The problem Crunch solves

Our solution aims to address the challenge of verifying the authenticity of encrypted conversations (such as those over HTTPS) in a decentralized and privacy-preserving manner. It leverages Risc0 proofs to enable smart contracts to interact with Web3 actions based on potentially private Web2 data. A normal TLS client can have confidence in the security of its own connection, but because the encryption keys required to decrypt the communications are the same ones needed to forge it, this security cannot be proved to a third party.

For instance, validation of a conversation with a cloud-based AI model like ChatGPT is possible only by checking the server certificate provided by a TLS connection with the OpenAI API, but this would require public disclosure of authentication tokens to be handled via a traditional oracle-based system. Our system employs Multi-Party Computation to establish trust without revealing content, allowing you to prove to the world that ChatGPT really did cast aspersions on your mother.

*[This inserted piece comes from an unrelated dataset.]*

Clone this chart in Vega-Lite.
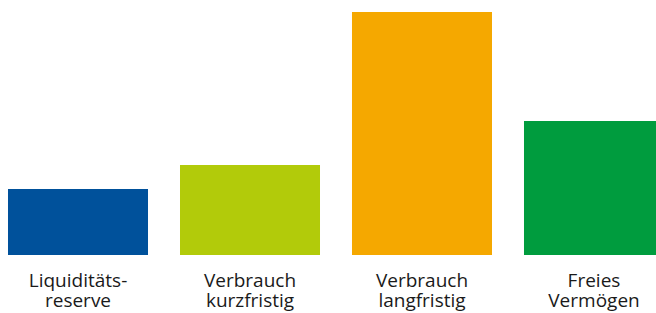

In constrast to existing solutions, our approach acheives scalability by offloading most work from the MPC domain to a Risc0 proof generated by the client, is not limited to TLS 1.2 and below, and does not require the server to support deprecated ciphersuites to function.

Challenges we ran into

• Our initial design was focused on ECDHE over the NIST P256 curve, but as it turns out most webservers use X25519 instead. A significant amount of domain-specific boolean circuit work was thus rendered irrelevant.
• We used the cutting edge of MPC protocol development and benchmarking, MP-SPDZ. Unfortunately, this requires writing your MPC code in untyped Python, and disassembling bytecode for a domain-specific virtual machine is par for the course while debugging.
• Several Rust libraries we wanted to use required massaging to function within Risc0; notably, TLS libraries tend to like to access the system time to check certificate validity, but no clock is available inside the Risc0 guest.